- _TASK_
Look for the string "Generate" in the lines and copy each line that has it.

- _DATA ENTRIES_
━━━━━━━━
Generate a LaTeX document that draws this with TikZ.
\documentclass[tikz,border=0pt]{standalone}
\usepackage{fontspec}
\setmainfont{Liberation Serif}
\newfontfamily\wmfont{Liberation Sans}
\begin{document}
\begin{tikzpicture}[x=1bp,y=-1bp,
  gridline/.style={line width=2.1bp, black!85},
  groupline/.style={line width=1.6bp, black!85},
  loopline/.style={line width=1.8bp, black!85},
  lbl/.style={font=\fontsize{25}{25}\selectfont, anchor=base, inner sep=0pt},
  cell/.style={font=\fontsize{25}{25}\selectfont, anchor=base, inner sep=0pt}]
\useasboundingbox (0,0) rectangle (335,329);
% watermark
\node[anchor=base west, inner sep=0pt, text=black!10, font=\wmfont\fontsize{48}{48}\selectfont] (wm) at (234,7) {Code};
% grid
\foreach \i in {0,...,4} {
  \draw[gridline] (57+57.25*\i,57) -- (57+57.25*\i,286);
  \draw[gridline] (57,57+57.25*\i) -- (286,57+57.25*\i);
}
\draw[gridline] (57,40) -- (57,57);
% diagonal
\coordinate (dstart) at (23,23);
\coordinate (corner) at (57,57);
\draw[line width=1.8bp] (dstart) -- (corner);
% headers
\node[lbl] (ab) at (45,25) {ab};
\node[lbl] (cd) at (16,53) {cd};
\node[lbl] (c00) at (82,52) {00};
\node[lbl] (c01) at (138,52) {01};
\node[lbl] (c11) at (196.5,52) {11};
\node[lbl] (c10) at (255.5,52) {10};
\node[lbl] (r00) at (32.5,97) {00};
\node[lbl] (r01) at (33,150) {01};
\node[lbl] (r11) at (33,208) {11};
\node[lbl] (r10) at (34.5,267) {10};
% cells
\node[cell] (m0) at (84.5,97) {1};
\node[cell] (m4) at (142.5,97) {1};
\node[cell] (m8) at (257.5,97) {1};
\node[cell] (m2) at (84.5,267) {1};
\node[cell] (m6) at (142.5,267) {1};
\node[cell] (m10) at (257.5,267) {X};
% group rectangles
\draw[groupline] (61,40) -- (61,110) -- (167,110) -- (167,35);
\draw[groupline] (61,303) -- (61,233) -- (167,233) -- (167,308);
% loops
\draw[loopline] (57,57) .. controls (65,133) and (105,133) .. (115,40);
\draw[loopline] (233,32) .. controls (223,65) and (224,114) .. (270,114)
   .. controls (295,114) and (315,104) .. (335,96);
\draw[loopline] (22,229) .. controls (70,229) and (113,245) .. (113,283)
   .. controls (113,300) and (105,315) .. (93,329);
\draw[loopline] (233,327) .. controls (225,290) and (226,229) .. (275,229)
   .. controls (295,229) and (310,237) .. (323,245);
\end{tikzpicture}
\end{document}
━━━━━━━━
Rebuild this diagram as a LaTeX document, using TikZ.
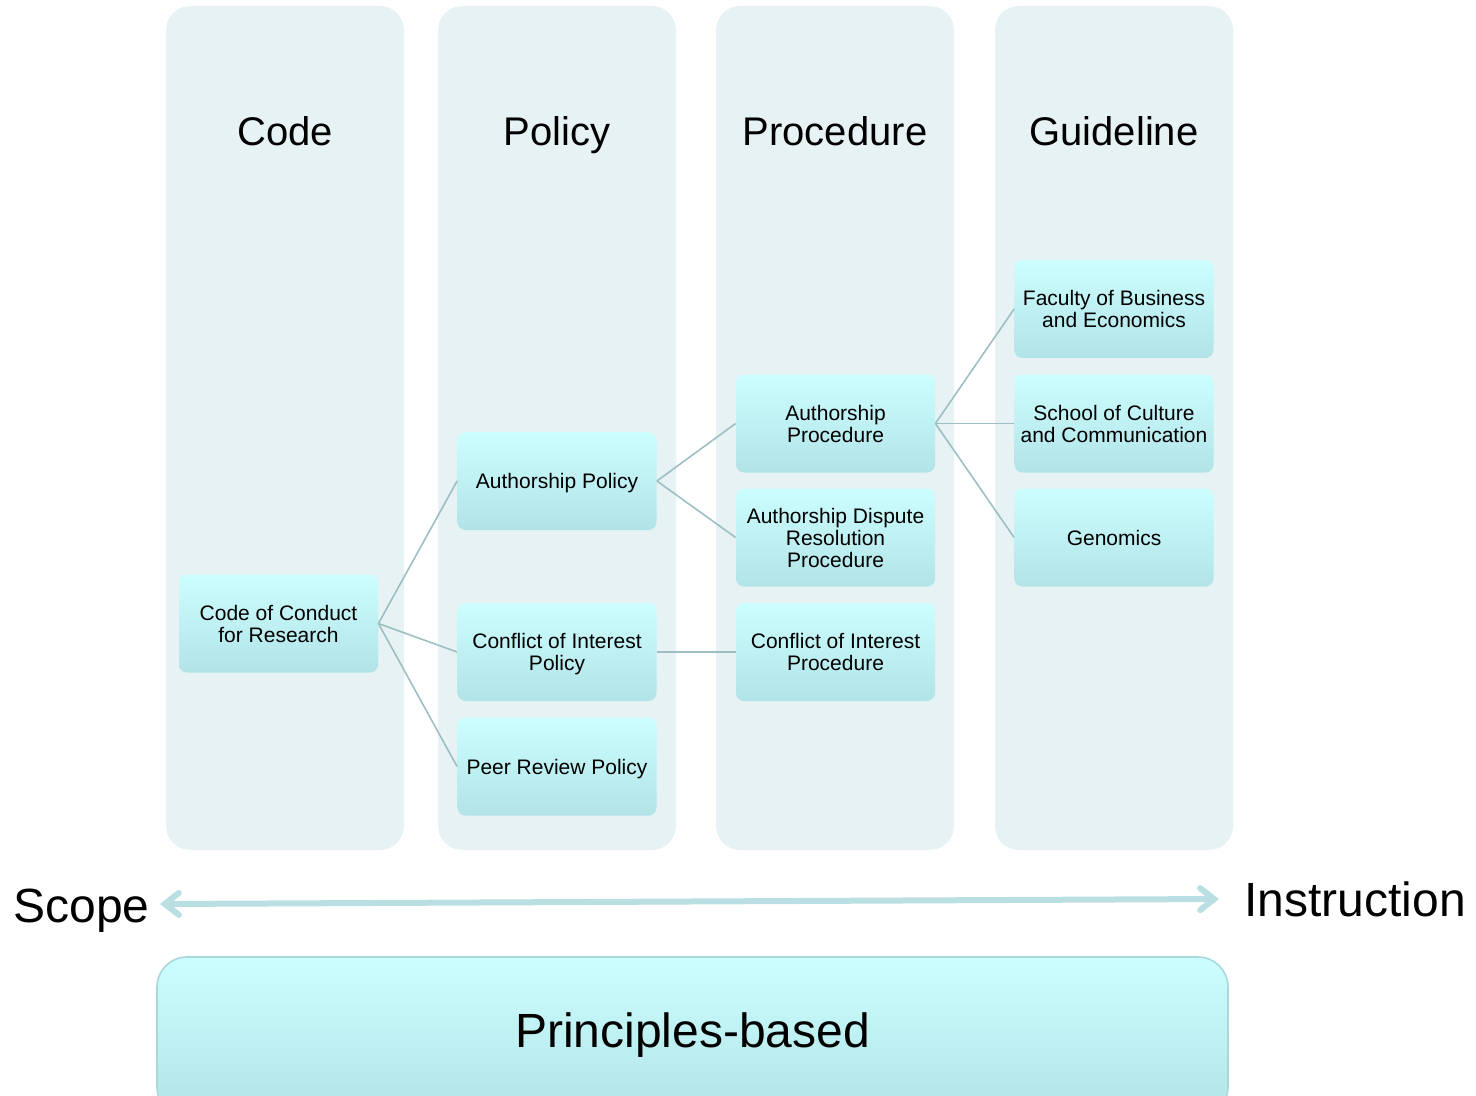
━━━━━━━━
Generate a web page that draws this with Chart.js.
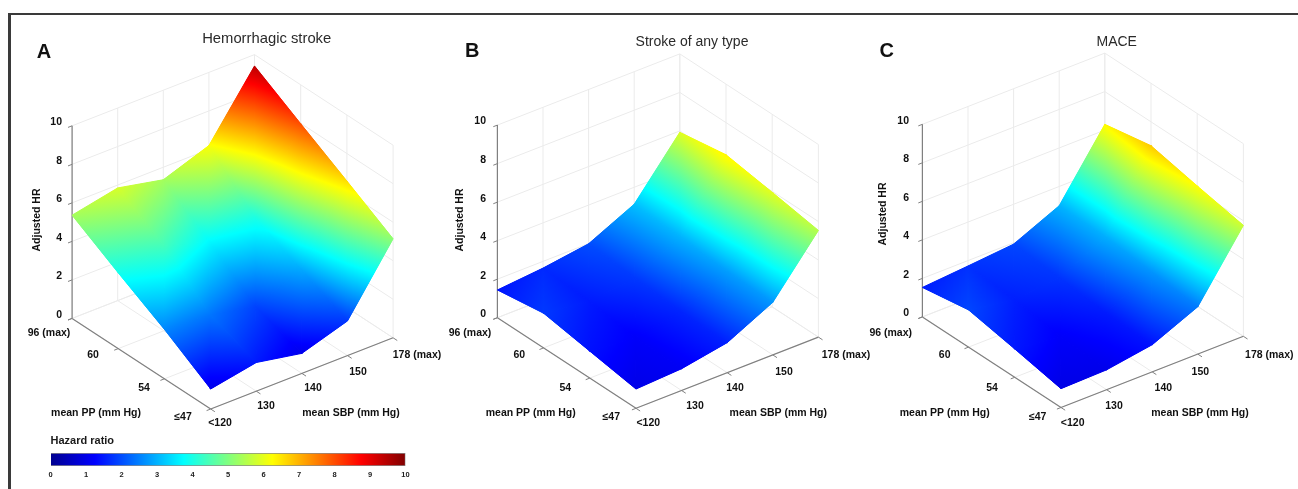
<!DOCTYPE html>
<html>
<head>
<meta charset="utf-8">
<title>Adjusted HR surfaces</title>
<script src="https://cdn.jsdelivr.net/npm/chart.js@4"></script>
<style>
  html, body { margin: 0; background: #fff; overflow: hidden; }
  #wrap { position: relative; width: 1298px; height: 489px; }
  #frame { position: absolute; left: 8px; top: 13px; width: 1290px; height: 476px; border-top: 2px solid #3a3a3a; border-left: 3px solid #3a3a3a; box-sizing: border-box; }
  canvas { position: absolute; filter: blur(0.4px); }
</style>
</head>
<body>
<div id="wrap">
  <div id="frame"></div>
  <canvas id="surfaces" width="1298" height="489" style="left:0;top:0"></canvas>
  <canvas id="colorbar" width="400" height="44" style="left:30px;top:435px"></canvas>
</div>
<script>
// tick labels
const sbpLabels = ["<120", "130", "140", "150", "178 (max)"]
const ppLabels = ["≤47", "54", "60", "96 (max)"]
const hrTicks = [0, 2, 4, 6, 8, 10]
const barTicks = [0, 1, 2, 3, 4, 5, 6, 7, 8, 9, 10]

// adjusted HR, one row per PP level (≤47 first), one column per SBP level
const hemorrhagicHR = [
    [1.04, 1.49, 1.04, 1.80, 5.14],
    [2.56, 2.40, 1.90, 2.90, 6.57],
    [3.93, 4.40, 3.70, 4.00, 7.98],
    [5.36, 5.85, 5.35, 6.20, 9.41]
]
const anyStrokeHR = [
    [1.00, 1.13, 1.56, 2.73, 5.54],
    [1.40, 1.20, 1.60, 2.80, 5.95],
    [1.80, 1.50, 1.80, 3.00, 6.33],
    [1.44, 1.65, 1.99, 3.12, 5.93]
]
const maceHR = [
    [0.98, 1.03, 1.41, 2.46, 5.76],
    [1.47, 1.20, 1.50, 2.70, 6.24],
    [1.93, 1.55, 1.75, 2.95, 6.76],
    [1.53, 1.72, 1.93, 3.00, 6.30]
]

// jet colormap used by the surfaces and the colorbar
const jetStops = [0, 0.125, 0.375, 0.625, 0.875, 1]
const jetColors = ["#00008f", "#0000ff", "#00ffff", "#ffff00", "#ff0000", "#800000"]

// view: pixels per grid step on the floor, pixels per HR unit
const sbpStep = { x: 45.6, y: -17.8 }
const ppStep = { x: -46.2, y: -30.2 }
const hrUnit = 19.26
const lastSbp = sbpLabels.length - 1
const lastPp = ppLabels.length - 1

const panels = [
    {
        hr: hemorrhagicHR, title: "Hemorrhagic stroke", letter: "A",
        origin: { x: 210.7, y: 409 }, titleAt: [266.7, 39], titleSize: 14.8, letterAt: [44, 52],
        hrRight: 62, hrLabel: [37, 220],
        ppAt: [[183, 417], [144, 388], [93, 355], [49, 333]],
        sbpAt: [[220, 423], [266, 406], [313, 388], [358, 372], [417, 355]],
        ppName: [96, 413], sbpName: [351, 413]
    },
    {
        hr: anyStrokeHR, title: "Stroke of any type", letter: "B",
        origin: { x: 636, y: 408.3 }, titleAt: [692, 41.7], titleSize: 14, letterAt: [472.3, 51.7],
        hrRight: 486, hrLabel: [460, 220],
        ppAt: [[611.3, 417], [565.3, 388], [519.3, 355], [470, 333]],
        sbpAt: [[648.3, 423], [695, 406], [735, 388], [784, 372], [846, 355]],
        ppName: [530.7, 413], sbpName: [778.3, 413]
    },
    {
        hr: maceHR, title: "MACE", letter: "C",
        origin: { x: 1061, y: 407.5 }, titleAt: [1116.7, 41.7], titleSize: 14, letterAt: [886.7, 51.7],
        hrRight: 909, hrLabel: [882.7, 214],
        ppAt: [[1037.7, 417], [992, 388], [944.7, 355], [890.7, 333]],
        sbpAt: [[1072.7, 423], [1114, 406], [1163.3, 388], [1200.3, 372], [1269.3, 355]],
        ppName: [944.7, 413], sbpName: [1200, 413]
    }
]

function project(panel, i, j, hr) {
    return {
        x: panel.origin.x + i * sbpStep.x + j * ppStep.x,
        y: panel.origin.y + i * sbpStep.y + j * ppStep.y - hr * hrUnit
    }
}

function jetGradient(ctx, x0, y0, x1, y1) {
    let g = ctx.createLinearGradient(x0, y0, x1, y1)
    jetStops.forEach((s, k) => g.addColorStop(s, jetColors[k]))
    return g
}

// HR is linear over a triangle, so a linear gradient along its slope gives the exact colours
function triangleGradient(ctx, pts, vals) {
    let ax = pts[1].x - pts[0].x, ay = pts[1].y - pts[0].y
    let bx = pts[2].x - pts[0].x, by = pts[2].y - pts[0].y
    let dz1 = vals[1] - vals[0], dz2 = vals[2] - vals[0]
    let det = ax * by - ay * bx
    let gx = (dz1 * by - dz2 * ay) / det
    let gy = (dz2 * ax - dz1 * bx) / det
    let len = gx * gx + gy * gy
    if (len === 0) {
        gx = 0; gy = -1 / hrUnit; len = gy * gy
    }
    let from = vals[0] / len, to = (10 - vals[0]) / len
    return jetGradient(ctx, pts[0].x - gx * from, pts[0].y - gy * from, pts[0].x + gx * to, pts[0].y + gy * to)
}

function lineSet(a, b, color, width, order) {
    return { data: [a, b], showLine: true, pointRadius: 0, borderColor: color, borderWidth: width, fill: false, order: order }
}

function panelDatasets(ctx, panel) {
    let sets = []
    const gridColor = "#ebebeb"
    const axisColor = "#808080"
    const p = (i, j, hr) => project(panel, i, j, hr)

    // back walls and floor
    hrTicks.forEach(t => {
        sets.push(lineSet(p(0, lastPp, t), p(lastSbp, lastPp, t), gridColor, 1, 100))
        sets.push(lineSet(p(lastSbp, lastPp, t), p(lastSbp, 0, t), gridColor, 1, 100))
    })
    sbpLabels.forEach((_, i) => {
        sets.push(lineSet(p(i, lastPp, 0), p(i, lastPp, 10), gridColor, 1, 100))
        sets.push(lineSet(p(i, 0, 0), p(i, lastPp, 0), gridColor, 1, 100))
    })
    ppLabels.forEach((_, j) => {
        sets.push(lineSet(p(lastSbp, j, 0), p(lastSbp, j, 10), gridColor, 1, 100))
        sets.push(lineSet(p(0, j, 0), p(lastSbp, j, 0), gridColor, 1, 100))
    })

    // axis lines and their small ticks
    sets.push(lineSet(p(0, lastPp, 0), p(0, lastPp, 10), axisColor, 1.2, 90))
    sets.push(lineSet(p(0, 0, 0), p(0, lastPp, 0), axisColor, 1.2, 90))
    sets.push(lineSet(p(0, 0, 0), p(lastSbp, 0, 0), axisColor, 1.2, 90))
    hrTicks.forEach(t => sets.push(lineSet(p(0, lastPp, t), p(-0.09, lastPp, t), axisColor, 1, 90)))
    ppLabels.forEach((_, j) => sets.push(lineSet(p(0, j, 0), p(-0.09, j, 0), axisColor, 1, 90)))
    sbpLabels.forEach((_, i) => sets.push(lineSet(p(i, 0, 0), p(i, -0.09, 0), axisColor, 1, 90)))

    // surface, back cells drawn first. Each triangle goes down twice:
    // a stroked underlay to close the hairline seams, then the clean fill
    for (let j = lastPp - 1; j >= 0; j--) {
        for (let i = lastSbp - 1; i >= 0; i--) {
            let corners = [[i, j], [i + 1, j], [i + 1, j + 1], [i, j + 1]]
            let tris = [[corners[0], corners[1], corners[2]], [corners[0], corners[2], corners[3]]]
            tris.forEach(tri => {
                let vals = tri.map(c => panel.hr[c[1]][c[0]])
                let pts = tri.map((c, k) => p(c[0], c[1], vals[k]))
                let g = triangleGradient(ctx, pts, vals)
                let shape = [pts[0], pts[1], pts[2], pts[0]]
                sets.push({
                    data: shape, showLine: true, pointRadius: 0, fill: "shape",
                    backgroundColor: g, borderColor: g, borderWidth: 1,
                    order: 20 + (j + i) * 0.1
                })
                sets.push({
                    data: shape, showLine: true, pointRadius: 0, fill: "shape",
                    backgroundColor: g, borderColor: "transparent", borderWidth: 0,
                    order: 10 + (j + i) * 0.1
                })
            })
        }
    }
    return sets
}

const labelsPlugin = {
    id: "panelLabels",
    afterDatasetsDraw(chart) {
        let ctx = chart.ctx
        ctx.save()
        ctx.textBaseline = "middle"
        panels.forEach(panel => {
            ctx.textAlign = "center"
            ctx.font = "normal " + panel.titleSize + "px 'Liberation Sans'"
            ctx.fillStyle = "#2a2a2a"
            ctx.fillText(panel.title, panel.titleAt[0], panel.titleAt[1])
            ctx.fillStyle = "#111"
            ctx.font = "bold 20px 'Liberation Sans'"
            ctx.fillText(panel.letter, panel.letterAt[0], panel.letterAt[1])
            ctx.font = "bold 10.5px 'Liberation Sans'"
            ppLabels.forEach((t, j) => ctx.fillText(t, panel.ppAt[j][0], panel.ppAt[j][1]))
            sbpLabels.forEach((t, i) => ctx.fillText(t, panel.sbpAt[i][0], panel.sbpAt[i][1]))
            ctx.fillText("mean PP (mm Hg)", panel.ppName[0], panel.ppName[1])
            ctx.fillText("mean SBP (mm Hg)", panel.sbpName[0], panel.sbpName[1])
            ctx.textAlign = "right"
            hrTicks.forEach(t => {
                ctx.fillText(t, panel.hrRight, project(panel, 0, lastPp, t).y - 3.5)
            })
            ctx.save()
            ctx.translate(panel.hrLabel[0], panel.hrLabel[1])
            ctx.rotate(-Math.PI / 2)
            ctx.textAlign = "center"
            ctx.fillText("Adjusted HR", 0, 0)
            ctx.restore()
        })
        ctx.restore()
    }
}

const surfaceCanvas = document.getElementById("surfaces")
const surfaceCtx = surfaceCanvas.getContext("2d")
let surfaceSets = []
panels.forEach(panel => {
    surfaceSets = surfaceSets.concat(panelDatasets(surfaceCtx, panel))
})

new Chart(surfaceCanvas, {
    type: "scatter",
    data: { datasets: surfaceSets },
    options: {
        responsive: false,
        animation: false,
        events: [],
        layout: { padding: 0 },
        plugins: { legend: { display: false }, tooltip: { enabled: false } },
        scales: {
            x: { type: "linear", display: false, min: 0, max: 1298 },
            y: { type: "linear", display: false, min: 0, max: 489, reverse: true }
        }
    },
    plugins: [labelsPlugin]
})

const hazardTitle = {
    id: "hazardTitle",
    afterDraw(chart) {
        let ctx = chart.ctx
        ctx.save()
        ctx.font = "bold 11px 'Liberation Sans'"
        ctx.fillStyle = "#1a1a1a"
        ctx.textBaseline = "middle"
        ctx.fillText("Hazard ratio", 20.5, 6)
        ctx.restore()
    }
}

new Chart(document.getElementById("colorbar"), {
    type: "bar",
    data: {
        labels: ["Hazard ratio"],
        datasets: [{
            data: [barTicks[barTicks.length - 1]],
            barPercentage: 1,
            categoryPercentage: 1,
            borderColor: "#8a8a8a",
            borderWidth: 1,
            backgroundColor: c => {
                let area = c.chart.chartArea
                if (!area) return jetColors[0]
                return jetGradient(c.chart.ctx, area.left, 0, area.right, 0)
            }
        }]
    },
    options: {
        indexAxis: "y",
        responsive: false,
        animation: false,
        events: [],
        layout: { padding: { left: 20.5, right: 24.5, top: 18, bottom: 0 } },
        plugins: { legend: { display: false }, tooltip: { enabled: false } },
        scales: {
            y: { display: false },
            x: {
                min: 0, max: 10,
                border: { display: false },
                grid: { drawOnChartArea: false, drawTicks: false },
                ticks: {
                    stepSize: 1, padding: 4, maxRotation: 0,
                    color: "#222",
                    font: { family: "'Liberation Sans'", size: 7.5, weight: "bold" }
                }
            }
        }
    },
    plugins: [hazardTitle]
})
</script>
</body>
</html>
━━━━━━━━
- _SOLUTION FOR THIS TASK_
Generate a LaTeX document that draws this with TikZ.
Generate a web page that draws this with Chart.js.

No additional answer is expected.